Last month I participated in xView2 (2019), a computer vision competition designed to foster the development of models for natural disaster damage assessment. In this post I'll briefly touch upon some of the new, mainly image processing-related, things that I learnt from this challenge.
For details on how I went about the entire challenge, please see my Jupyter notebooks.
Goal of the challenge
A natural disaster event, such as a hurricane or an earthquake, can cause damage to buildings, which will appear different before and after the event in a satellite image. For example, here is a pre-disaster image at some location:
and here is the same location after the disaster event:
It is evident that some damage has been done to some of the buildings and woodland, and the water level has risen. Whilst human experts can go through examples like this to assess the damage of each building, if the disaster zone is very large, it will be too time-consuming and will certainly make any disaster relief effort inefficient. Therefore, and it is the goal of the xView2 challenge, to have a model that can do this automatically and quickly. The output of such a model would look like this
The buildings in it have been coloured in, with different colours indicating a different damage level: blue indicates no-damage, cyan for minor-damage, orange for major-damage, and red indicates that the building is destroyed. With such information, a search-and-rescue crew, for example, would know which houses should be given priority.
Loading and saving masks
In an image perhaps the most intuitive way to indicate where the buildings are is to have a mask over the image and set all those pixels that are over some building to 1, the rest to 0. At various stages during the challenge, the masks needed to be saved to or loaded from disk.
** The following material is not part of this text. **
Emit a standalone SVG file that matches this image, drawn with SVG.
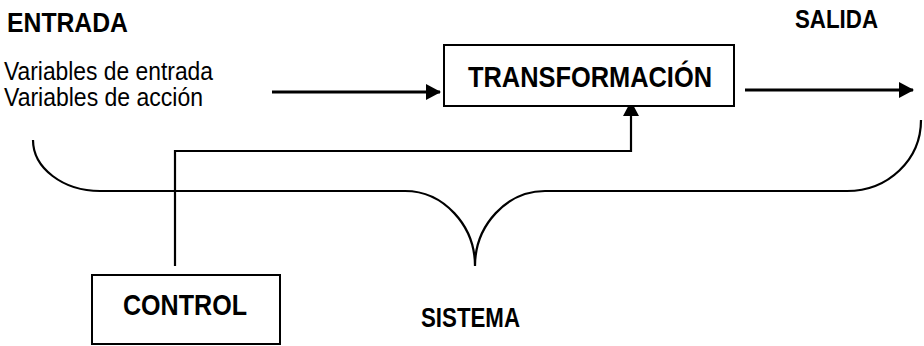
<svg xmlns="http://www.w3.org/2000/svg" width="924" height="346" viewBox="0 0 924 346">
  <style>
    .box { fill: #fff; stroke: #000; stroke-width: 2; }
    .line { fill: none; stroke: #000; stroke-width: 3; }
    .thin { fill: none; stroke: #000; stroke-width: 2.2; }
    .brace { fill: none; stroke: #000; stroke-width: 2.2; }
    .bold { font-family: "Liberation Sans", Arial, sans-serif; font-weight: bold; fill: #000; }
    .reg { font-family: "Liberation Sans", Arial, sans-serif; fill: #000; }
  </style>
  <defs>
    <marker id="arrow" markerUnits="userSpaceOnUse" markerWidth="16" markerHeight="18" refX="14" refY="8" orient="auto">
      <path d="M0,0 L15,8 L0,16 Z" fill="#000"/>
    </marker>
  </defs>

  <!-- labels -->
  <g id="entrada">
    <text class="bold" x="7" y="32" font-size="27" textLength="121" lengthAdjust="spacingAndGlyphs">ENTRADA</text>
    <text class="reg" x="4" y="80" font-size="26" textLength="209" lengthAdjust="spacingAndGlyphs">Variables de entrada</text>
    <text class="reg" x="4" y="106" font-size="26" textLength="199" lengthAdjust="spacingAndGlyphs">Variables de acción</text>
  </g>
  <g id="salida">
    <text class="bold" x="795" y="28" font-size="25" textLength="83" lengthAdjust="spacingAndGlyphs">SALIDA</text>
  </g>
  <g id="sistema">
    <text class="bold" x="421" y="327" font-size="27" textLength="99" lengthAdjust="spacingAndGlyphs">SISTEMA</text>
  </g>

  <!-- connectors -->
  <g id="connectors">
    <line class="line" x1="272" y1="92" x2="440" y2="92" marker-end="url(#arrow)"/>
    <line class="line" x1="745" y1="90" x2="913" y2="90" marker-end="url(#arrow)"/>
    <path class="thin" d="M175,266 L175,151 L631,151 L631,102" marker-end="url(#arrow)"/>
    <!-- system brace -->
    <path class="brace" d="M33,140 C33,168 63,191 100,191 L405,191 C443,191 475,225 475,266 C475,225 507,191 545,191 L847,191 C888,191 921,160 921,120"/>
  </g>

  <g id="transformacion">
    <rect class="box" x="444" y="45" width="290" height="61"/>
    <text class="bold" x="468" y="87" font-size="30" textLength="244" lengthAdjust="spacingAndGlyphs">TRANSFORMACIÓN</text>
  </g>

  <g id="control">
    <rect class="box" x="92" y="275" width="188" height="69"/>
    <text class="bold" x="123" y="315" font-size="30" textLength="124" lengthAdjust="spacingAndGlyphs">CONTROL</text>
  </g>
</svg>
There are several ways to do this. Pillow offers PIL.Image.Image.save
and PIL.Image.open
. Matplotlib has plt.imsave
and plt.imread
. These all have slightly different behaviours. Some multiply/divide your array by 255, some automatically broadcast a 1-channel array to a 3-channel array. For a comparison of various combinations of these, see here for details. If you just want to work with masks as 1-channel arrays, the best way I found was to use the two PIL
functions. Suppose mask
is a 1-channel array of type uint8
, then save it to a png file with
PIL.IMAGE.fromarray(mask).save('mask.png')
and load it with
np.array(PIL.Image.open('mask.png'))
This ensures that you are always working with a 1-channel array of type unit8
.
The _label_cls
attribute of ImageList
in fastai v1
Locating buildings in an image is essentially a segmentation task, where 'x' are images and 'y' are masks over the images that indicate where the buildings are. In fastai v1 there are already provided the SegmentationItemList
and SegmentationLabelList
classes for such 'x' and 'y', respectively. Upon inspection, the former uses open_image
, and the latter uses open_mask
to load the data. In particular, the former's class attribute _label_cls
is the latter, so by providing a function that maps 'x' to 'y', you can make a SegmentationLabelList
directly out of a SegmentationItemList
via its label_from_func
methods.1
Polygons
Another way to represent buildings is to used polygons. A polygon in this context is a sequence of points, which, if you join them up one after another with a straight line, will form the boundary of the building, as it appears in the image. The first point and the last point in this sequence are the same, since it's a closed boundary. Each point is represented by its x and y coordinate in the image: \( (x, y) \). So a polygon in general looks like this:
$$
[(x_{1}, y_{1}), (x_{2}, y_{2}), ..., (x_{1}, y_{1})]
$$
The various packages that I found to help the handling of polygons included shapely, imantics, and opencv. Each holds these coordinates in slightly different types, and some even in a different order, so be sure to check these details if you plan to use them together. In the xView2 dataset, polygons are given as well-known text representations. These are just strings of expressions like the above and can be loaded with shapely.wkt.loads
.
Converting Mask to Polygons
For classifying the damage level of each building, images of individual buildings are cropped out of the post-disaster image. A Resnet is used to look at the image of each building and decide how damaged it is. These crops are also refered to as chips or polygon images. Before cropping, it is necessary to know the range of a building's x and y coordinates, and to know these the mask needs to be converted into polygons first. I found that it was nice to use the imantics pacakage to do this:
ps = imantics.Mask(mask).polygons()
If mask
is an array of type uint8
, then passing it to imantics.Mask
creates a mask object, whose polygon
method returns polygons, each of which represents a masked area, a building in the image. So, ps
is a list of polygons.
Converting Polygons to Mask
After each building's damage level has been classified, the damage levels are indicated on the mask. So now, instead of just having either 0 or 1, the mask now has:
-
0 = no building
-
1 = undamaged/unclassified
-
2 = minor damage
-
3 = major damage
-
4 = destroyed
For each building, its polygon and its damage category are used to fill in the mask at the corresponding pixels. This can be done using opencv 's cv2.fillPoly
.2